Thread

Re: [HACKERS] vacuum process size

Tom Lane <tgl@sss.pgh.pa.us> — 1999-08-24T16:20:22Z

I have been looking some more at the vacuum-process-size issue, and
I am having a hard time understanding why the VPageList data structure
is the critical one.  As far as I can see, there should be at most one
pointer in it for each disk page of the relation.  OK, you were
vacuuming a table with something like a quarter million pages, so
the end size of the VPageList would have been something like a megabyte,
and given the inefficient usage of repalloc() in the original code,
a lot more space than that would have been wasted as the list grew.
So doubling the array size at each step is a good change.

But there are a lot more tuples than pages in most relations.

I see two lists with per-tuple data in vacuum.c, "vtlinks" in
vc_scanheap and "vtmove" in vc_rpfheap, that are both being grown with
essentially the same technique of repalloc() after every N entries.
I'm not entirely clear on how many tuples get put into each of these
lists, but it sure seems like in ordinary circumstances they'd be much
bigger space hogs than any of the three VPageList lists.

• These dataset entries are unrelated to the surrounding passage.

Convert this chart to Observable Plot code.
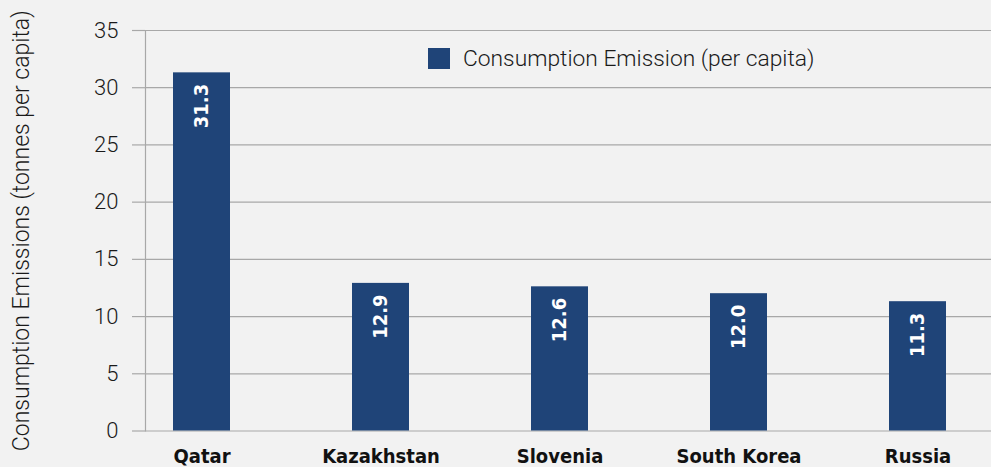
<!DOCTYPE html>
<html>
<head>
<meta charset="utf-8">
<script src="https://cdn.jsdelivr.net/npm/d3@7"></script>
<script src="https://cdn.jsdelivr.net/npm/@observablehq/plot@0.6"></script>
<style>
  html, body { margin: 0; padding: 0; background: #f2f2f2; }
  #wrap { position: relative; width: 991px; height: 467px; background: #f2f2f2; overflow: hidden; }
  #legend { position: absolute; left: 428px; top: 48px; height: 21px; display: flex; align-items: center; font-family: Roboto, sans-serif; font-weight: 300; font-size: 22.8px; color: #1a1a1a; }
  #legend .sw { width: 22px; height: 21px; background: #1f4478; margin-right: 13px; flex: none; }
</style>
</head>
<body>
<div id="wrap"></div>
<script>
const countries = ["Qatar", "Kazakhstan", "Slovenia", "South Korea", "Russia"];
const values = [31.3, 12.9, 12.6, 12.0, 11.3];
const yTicks = [0, 5, 10, 15, 20, 25, 30, 35];
const seriesName = "Consumption Emission (per capita)";
const yLabel = "Consumption Emissions (tonnes per capita)";
const barColor = "#1f4478";
const gridColor = "#a8a8a8";

const data = countries.map((c, i) => ({country: c, value: values[i]}));

const chart = Plot.plot({
  width: 991,
  height: 467,
  marginLeft: 145,
  marginRight: 0,
  marginTop: 30,
  marginBottom: 36.5,
  style: {background: "#f2f2f2", overflow: "visible"},
  x: {domain: countries, paddingInner: 0.68, paddingOuter: 0.2, align: 0.38, label: null},
  y: {domain: [0, 35], ticks: yTicks, label: null},
  marks: [
    Plot.gridY(yTicks, {stroke: gridColor, strokeOpacity: 1, strokeWidth: 1.2}),
    Plot.frame({anchor: "left", stroke: gridColor, strokeWidth: 1.2}),
    Plot.axisY(yTicks, {
      tickSize: 13, tickPadding: 14, stroke: gridColor, strokeWidth: 1.2,
      fontSize: 22, fontFamily: "Roboto", fontWeight: 300, fill: "#1a1a1a", label: null
    }),
    Plot.axisX({
      tickSize: 0, tickPadding: 18, fontSize: 20, fontFamily: "DejaVu Sans Condensed, DejaVu Sans",
      fontWeight: "bold", fill: "#111", label: null
    }),
    Plot.barY(data, {x: "country", y: "value", fill: barColor}),
    Plot.text(data, {
      x: "country", y: "value", text: d => d.value.toFixed(1),
      rotate: -90, textAnchor: "end", lineAnchor: "middle", dy: 11,
      fill: "white", fontSize: 20, fontWeight: "bold", fontFamily: "DejaVu Sans Condensed, DejaVu Sans"
    }),
    Plot.text([yLabel], {
      frameAnchor: "left", rotate: -90, text: d => d, textAnchor: "middle",
      lineAnchor: "top", dx: -133, fontSize: 23, fontFamily: "Roboto", fontWeight: 300, fill: "#1a1a1a"
    })
  ]
});

const wrap = document.getElementById("wrap");
wrap.appendChild(chart);
const legend = document.createElement("div");
legend.id = "legend";
legend.innerHTML = `<div class="sw"></div><span></span>`;
legend.querySelector("span").textContent = seriesName;
wrap.appendChild(legend);
</script>
</body>
</html>
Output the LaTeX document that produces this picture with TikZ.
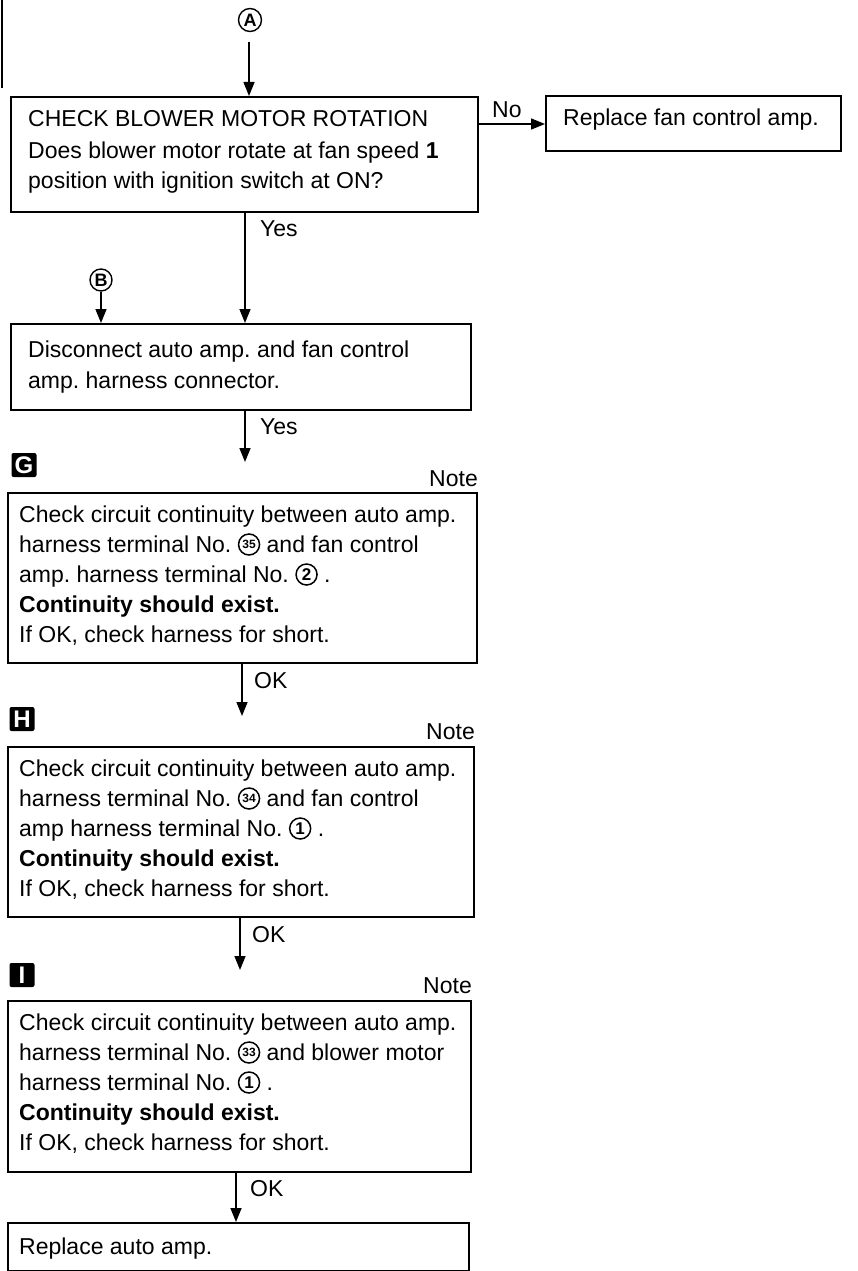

I recommend going to a doubling approach for each of these lists as
well as for VPageList.

There is a fourth usage of repalloc with the same method, for "ioid"
in vc_getindices.  This only gets one entry per index on the current
relation, so it's unlikely to be worth changing on its own merit.
But it might be worth building a single subroutine that expands a
growable list of entries (taking sizeof() each entry as a parameter)
and applying it in all four places.

			regards, tom lane

Re: [HACKERS] vacuum process size

Brian E Gallew <geek+@cmu.edu> — 1999-08-24T17:01:12Z

Then <tgl@sss.pgh.pa.us> spoke up and said:
> So doubling the array size at each step is a good change.
> 
> But there are a lot more tuples than pages in most relations.
> 
> I see two lists with per-tuple data in vacuum.c, "vtlinks" in
> vc_scanheap and "vtmove" in vc_rpfheap, that are both being grown with
> essentially the same technique of repalloc() after every N entries.
> I'm not entirely clear on how many tuples get put into each of these
> lists, but it sure seems like in ordinary circumstances they'd be much
> bigger space hogs than any of the three VPageList lists.
> 
> I recommend going to a doubling approach for each of these lists as
> well as for VPageList.

Question: is there reliable information in pg_statistics (or other
system tables) which can be used to make a reasonable estimate for the
sizes of these structures before initial allocation?  Certainly the
file size can be gotten from a stat (some portability issues, sparse
file issues).


-- 
=====================================================================
| JAVA must have been developed in the wilds of West Virginia.      |
| After all, why else would it support only single inheritance??    |
=====================================================================
| Finger geek@cmu.edu for my public key.                            |
=====================================================================

RE: [HACKERS] vacuum process size

Hiroshi Inoue <inoue@tpf.co.jp> — 1999-08-25T01:11:42Z

> -----Original Message-----
> From: Tom Lane [mailto:tgl@sss.pgh.pa.us]
> Sent: Wednesday, August 25, 1999 1:20 AM
> To: t-ishii@sra.co.jp
> Cc: Mike Mascari; Hiroshi Inoue; pgsql-hackers@postgreSQL.org
> Subject: Re: [HACKERS] vacuum process size 
> 
> 
> I have been looking some more at the vacuum-process-size issue, and
> I am having a hard time understanding why the VPageList data structure
> is the critical one.  As far as I can see, there should be at most one
> pointer in it for each disk page of the relation.  OK, you were
> vacuuming a table with something like a quarter million pages, so
> the end size of the VPageList would have been something like a megabyte,
> and given the inefficient usage of repalloc() in the original code,
> a lot more space than that would have been wasted as the list grew.
> So doubling the array size at each step is a good change.
> 
> But there are a lot more tuples than pages in most relations.
> 
> I see two lists with per-tuple data in vacuum.c, "vtlinks" in
> vc_scanheap and "vtmove" in vc_rpfheap, that are both being grown with
> essentially the same technique of repalloc() after every N entries.
> I'm not entirely clear on how many tuples get put into each of these
> lists, but it sure seems like in ordinary circumstances they'd be much
> bigger space hogs than any of the three VPageList lists.
>

AFAIK,both vtlinks and vtmove are NULL if vacuum is executed
without concurrent transactions.
They won't be so big unless loooong concurrent transactions exist.
 
Regards.

Hiroshi Inoue
Inoue@tpf.co.jp